Required work —
Copy exactly the lines from the start of the material through the line with "const fwhmLabel = '18 meV';". Pictures stay out of the copy.

The data —
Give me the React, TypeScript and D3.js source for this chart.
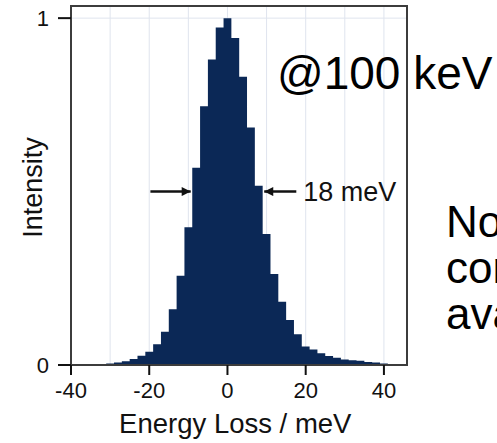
import * as React from 'react';
import * as d3 from 'd3';

// histogram bins, 2 meV wide, centred on even values
const binCenters = [-36, -34, -32, -30, -28, -26, -24, -22, -20, -18, -16, -14, -12, -10, -8, -6, -4, -2, 0,
  2, 4, 6, 8, 10, 12, 14, 16, 18, 20, 22, 24, 26, 28, 30, 32, 34, 36, 38, 40, 42, 44, 46];
const intensity = [0.0005, 0.001, 0.002, 0.004, 0.007, 0.011, 0.017, 0.027, 0.038, 0.06, 0.096, 0.161, 0.257,
  0.397, 0.569, 0.746, 0.881, 0.973, 1.0, 0.943, 0.831, 0.685, 0.517, 0.378, 0.262, 0.182, 0.13, 0.089, 0.053,
  0.045, 0.034, 0.026, 0.021, 0.016, 0.014, 0.012, 0.009, 0.007, 0.004, 0.003, 0.002, 0.0015];
const binWidth = 2;

const xTicks = [-40, -20, 0, 20, 40];
const xGrid = [-30, -20, -10, 0, 10, 20, 30, 40];
const yTicks = [0, 1];

// half maximum crossings used for the FWHM arrows (arrow lengths in meV)
const halfLeft = -9.4;
const halfRight = 9.4;
const halfLevel = 0.5;
const leftArrow = 10.3;
const rightArrow = 8.2;
const fwhmLabel = '18 meV';

// slide text, cut by the right edge of the picture
const sideLines = ['No', 'con', 'ava'];

const font = 'Liberation Sans, Arial, Helvetica, sans-serif';

export default function App() {
  const width = 497;
  const height = 443;

  const x = d3.scaleLinear().domain([-40, 45.9]).range([71, 407]);
  const y = d3.scaleLinear().domain([0, 1.035]).range([365, 6]);

  const pts: [number, number][] = binCenters.map((c, i) => [c - binWidth / 2, intensity[i]]);
  pts.push([binCenters[binCenters.length - 1] + binWidth / 2, intensity[intensity.length - 1]]);

  const area = d3.area<[number, number]>()
    .x(d => x(d[0]))
    .y0(y(0))
    .y1(d => y(d[1]))
    .curve(d3.curveStepAfter);

  const [x0, x1] = x.range();
  const [yb, yt] = y.range();
  const ya = y(halfLevel);

  return (
    <svg width={width} height={height} style={{ position: 'absolute', left: 0, top: 0, background: '#fff' }}>
      <defs>
        <clipPath id="plot">
          <rect x={x0} y={yt} width={x1 - x0} height={yb - yt} />
        </clipPath>
        <marker id="head" viewBox="0 0 10 10" refX="10" refY="5" markerWidth="4" markerHeight="3.6"
          orient="auto" markerUnits="strokeWidth">
          <path d="M0,0 L10,5 L0,10 z" fill="#111" />
        </marker>
      </defs>

      {xGrid.map(v => (
        <line key={'g' + v} x1={x(v)} x2={x(v)} y1={yt} y2={yb} stroke="#dfe4ee" strokeWidth={1} />
      ))}
      <line x1={x0} x2={x1} y1={y(1)} y2={y(1)} stroke="#dfe4ee" strokeWidth={1} />

      <path d={area(pts) || ''} fill="#0b2856" clipPath="url(#plot)" />

      <rect x={x0} y={yt} width={x1 - x0} height={yb - yt} fill="none" stroke="#3c3c3c" strokeWidth={2} />

      {xTicks.map(v => (
        <g key={'x' + v}>
          <line x1={x(v)} x2={x(v)} y1={yb} y2={yb + 10} stroke="#111" strokeWidth={2} />
          <text x={x(v)} y={yb + 33} textAnchor="middle" fontFamily={font} fontSize={22} fill="#111">
            {v}
          </text>
        </g>
      ))}
      {yTicks.map(v => (
        <g key={'y' + v}>
          <line x1={x0 - 13} x2={x0} y1={y(v)} y2={y(v)} stroke="#111" strokeWidth={2} />
          <text x={x0 - 22} y={y(v) + 8} textAnchor="end" fontFamily={font} fontSize={22} fill="#111">
            {v}
          </text>
        </g>
      ))}

      <text x={x(2)} y={433} textAnchor="middle" fontFamily={font} fontSize={27.5} fill="#111">
        Energy Loss / meV
      </text>
      <text transform={`translate(42,${(yt + yb) / 2 + 2}) rotate(-90)`} textAnchor="middle" fontFamily={font}
        fontSize={27} fill="#111">
        Intensity
      </text>

      <line x1={x(halfLeft - leftArrow)} x2={x(halfLeft)} y1={ya} y2={ya} stroke="#111" strokeWidth={2.5}
        markerEnd="url(#head)" />
      <line x1={x(halfRight + rightArrow)} x2={x(halfRight)} y1={ya} y2={ya} stroke="#111" strokeWidth={2.5}
        markerEnd="url(#head)" />
      <text x={x(halfRight + rightArrow) + 7} y={ya + 9} fontFamily={font} fontSize={27} fill="#111">
        {fwhmLabel}
      </text>

      <text x={277} y={89} fontFamily={font} fontSize={46} fill="#000">@100 keV</text>

      {sideLines.map((s, i) => (
        <text key={s} x={446} y={237 + i * 46} fontFamily={font} fontSize={44} fill="#000">{s}</text>
      ))}
    </svg>
  );
}
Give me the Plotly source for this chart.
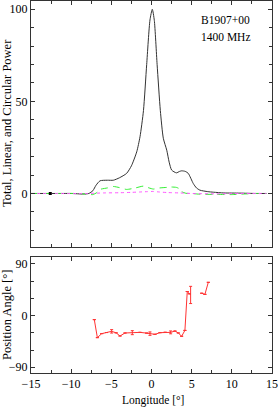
import plotly.graph_objects as go

# Total intensity (black)
tot_lon = [-15, -12, -10, -8.5, -7.8, -7.3, -6.9, -6.4, -5.5, -4.75, -4.0, -3.1, -2.5, -1.84, -1.43, -1.0, -0.6, -0.19, 0.1, 0.35, 0.7, 1.1, 1.47, 1.9, 2.2, 2.51, 3.1, 3.5, 3.76, 4.2, 4.58, 5.2, 5.6, 6.03, 7.0, 7.7, 9, 11, 13, 14.3]
tot_val = [0, 0, 0, -0.3, 0, 1.5, 4.5, 6.9, 7.2, 7.2, 8.5, 10.9, 15, 22.6, 30.8, 45, 70, 94.2, 100, 94, 70, 45, 30, 23.5, 17, 12.7, 11.2, 12.0, 12.3, 12.0, 10.9, 5.4, 3.0, 1.8, 1.0, 0.7, 0.3, 0.2, 0, 0]

# Linear polarization (green dashed)
lin_lon = [-15, -11, -9, -8, -7.3, -6.8, -6.4, -5.5, -4.75, -4.0, -3.1, -2.0, -1.0, -0.3, 0.24, 1.0, 1.9, 2.5, 3.1, 3.5, 3.76, 4.3, 5.0, 6.0, 8.0, 10.0, 11.5, 13, 14.3]
lin_val = [0, 0, 0, -0.4, -0.6, 0.5, 2.2, 3.0, 3.8, 3.2, 2.2, 3.0, 4.0, 3.0, 2.4, 3.0, 3.3, 3.5, 3.3, 2.5, 1.0, 0.1, 0, -0.4, -0.5, -0.6, -0.3, 0, 0]

# Circular polarization (magenta dotted)
circ_lon = [-15, -8, -6, -4, -2.5, -1.5, -0.5, 0.2, 1.0, 2.0, 3.5, 5, 8, 11, 14.3]
circ_val = [0, 0, 0.3, 0.4, 0.6, 0.8, 1.0, 1.1, 0.8, 0.5, 0.3, 0, -0.2, 0, 0]

# Noise marker
noise_lon = [-12.6]
noise_val = [0]

# Position angle (red)
pa_lon = [-7.12, -6.74, -6.2, -5.6, -4.96, -4.4, -3.92, -3.3, -2.39, -1.43, -0.6, -0.19, 0.43, 1.06, 1.7, 2.38, 2.92, 3.34, 3.75, 4.16, 4.45, 4.7, 4.87, None, 6.24, 6.65, 7.07]
pa_val = [-7, -38.4, -31.4, -29.5, -27.4, -30.0, -35.5, -30.3, -29.7, -29.2, -30.5, -31.4, -32.6, -29.7, -29.0, -29.2, -26.9, -30.3, -36.0, -25.8, 42, 38, 36, None, 39, 37, 58]
pa_err = [0, 0, 0, 0, 3, 0, 0, 0, 3.5, 0, 0, 3, 0, 0, 0, 2.5, 0, 0, 0, 0, 0, 0, 15, 0, 0, 0, 0]

x_ticks = [-15, -10, -5, 0, 5, 10, 15]
top_y_ticks = [0, 50, 100]
pa_y_ticks = [-90, 0, 90]

FONT = "Liberation Serif"

fig = go.Figure()
fig.add_trace(go.Scatter(x=tot_lon, y=tot_val, mode="lines", line=dict(color="#333333", width=1, shape="spline", smoothing=0.6), xaxis="x", yaxis="y"))
fig.add_trace(go.Scatter(x=lin_lon, y=lin_val, mode="lines", line=dict(color="#33ee33", width=1, dash="7px,5px", shape="spline", smoothing=0.6), xaxis="x", yaxis="y"))
fig.add_trace(go.Scatter(x=circ_lon, y=circ_val, mode="lines", line=dict(color="#ff55ff", width=1, dash="dot", shape="spline", smoothing=0.6), xaxis="x", yaxis="y"))
fig.add_trace(go.Scatter(x=noise_lon, y=noise_val, mode="markers", marker=dict(color="black", size=3, symbol="square"), xaxis="x", yaxis="y"))
fig.add_trace(go.Scatter(x=pa_lon, y=pa_val, mode="lines", line=dict(color="#ff3333", width=1), connectgaps=False,
                         error_y=dict(type="data", array=pa_err, color="#ff3333", thickness=1, width=1.5),
                         xaxis="x2", yaxis="y2"))

axis_common = dict(showgrid=False, zeroline=False, showline=True, linecolor="#333333", linewidth=1, mirror="ticks",
                   ticks="inside", ticklen=4, tickcolor="#333333", ticklabeloverflow="allow",
                   tickfont=dict(family=FONT, size=12, color="black"))

W, H = 278, 407
ML, MR, MT, MB = 31, 6, 1, 34
plot_w = W - ML - MR
plot_h = H - MT - MB


def px_x(px):
    return (px - ML) / plot_w


def px_y(py_from_top):
    return (H - MB - py_from_top) / plot_h


fig.update_layout(
    width=W, height=H,
    margin=dict(l=ML, r=MR, t=MT, b=MB),
    paper_bgcolor="white", plot_bgcolor="white",
    showlegend=False,
    xaxis=dict(range=[-15, 15], domain=[0, 1], anchor="y", showticklabels=False, tickvals=x_ticks,
               minor=dict(dtick=2.5, ticks="inside", ticklen=3, tickcolor="#333333"), **axis_common),
    yaxis=dict(range=[-29.2, 104.5], domain=[0.338, 1], anchor="x", tickvals=top_y_ticks,
               minor=dict(dtick=10, ticks="inside", ticklen=3, tickcolor="#333333"), **axis_common),
    xaxis2=dict(range=[-15, 15], domain=[0, 1], anchor="y2", tickvals=x_ticks,
                minor=dict(dtick=2.5, ticks="inside", ticklen=3, tickcolor="#333333"), **axis_common),
    yaxis2=dict(range=[-100, 101.6], domain=[0, 0.311], anchor="x2", tickvals=pa_y_ticks,
                minor=dict(dtick=30, ticks="inside", ticklen=3, tickcolor="#333333"), **axis_common),
    annotations=[
        dict(text="B1907+00", x=5.9, y=94, xref="x", yref="y", xanchor="left", yanchor="middle", showarrow=False,
             font=dict(family=FONT, size=11.5, color="black")),
        dict(text="1400 MHz", x=5.9, y=85, xref="x", yref="y", xanchor="left", yanchor="middle", showarrow=False,
             font=dict(family=FONT, size=11.5, color="black")),
        dict(text="Total, Linear, and Circular Power", x=px_x(7), y=px_y(123), xref="paper", yref="paper",
             xanchor="center", yanchor="middle",
             showarrow=False, textangle=-90, font=dict(family=FONT, size=12.5, color="black")),
        dict(text="Position Angle [°]", x=px_x(7), y=px_y(315), xref="paper", yref="paper",
             xanchor="center", yanchor="middle",
             showarrow=False, textangle=-90, font=dict(family=FONT, size=12.5, color="black")),
        dict(text="Longitude [°]", x=px_x(153), y=px_y(400), xref="paper", yref="paper",
             xanchor="center", yanchor="middle",
             showarrow=False, font=dict(family=FONT, size=11.5, color="black")),
    ],
)

fig.write_html("out.html", config={"displayModeBar": False},
               post_script="document.body.style.margin='0';document.body.style.overflow='hidden';")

Written response —
Give me the React, TypeScript and D3.js source for this chart.
import * as React from 'react';
import * as d3 from 'd3';

// histogram bins, 2 meV wide, centred on even values
const binCenters = [-36, -34, -32, -30, -28, -26, -24, -22, -20, -18, -16, -14, -12, -10, -8, -6, -4, -2, 0,
  2, 4, 6, 8, 10, 12, 14, 16, 18, 20, 22, 24, 26, 28, 30, 32, 34, 36, 38, 40, 42, 44, 46];
const intensity = [0.0005, 0.001, 0.002, 0.004, 0.007, 0.011, 0.017, 0.027, 0.038, 0.06, 0.096, 0.161, 0.257,
  0.397, 0.569, 0.746, 0.881, 0.973, 1.0, 0.943, 0.831, 0.685, 0.517, 0.378, 0.262, 0.182, 0.13, 0.089, 0.053,
  0.045, 0.034, 0.026, 0.021, 0.016, 0.014, 0.012, 0.009, 0.007, 0.004, 0.003, 0.002, 0.0015];
const binWidth = 2;

const xTicks = [-40, -20, 0, 20, 40];
const xGrid = [-30, -20, -10, 0, 10, 20, 30, 40];
const yTicks = [0, 1];

// half maximum crossings used for the FWHM arrows (arrow lengths in meV)
const halfLeft = -9.4;
const halfRight = 9.4;
const halfLevel = 0.5;
const leftArrow = 10.3;
const rightArrow = 8.2;
const fwhmLabel = '18 meV';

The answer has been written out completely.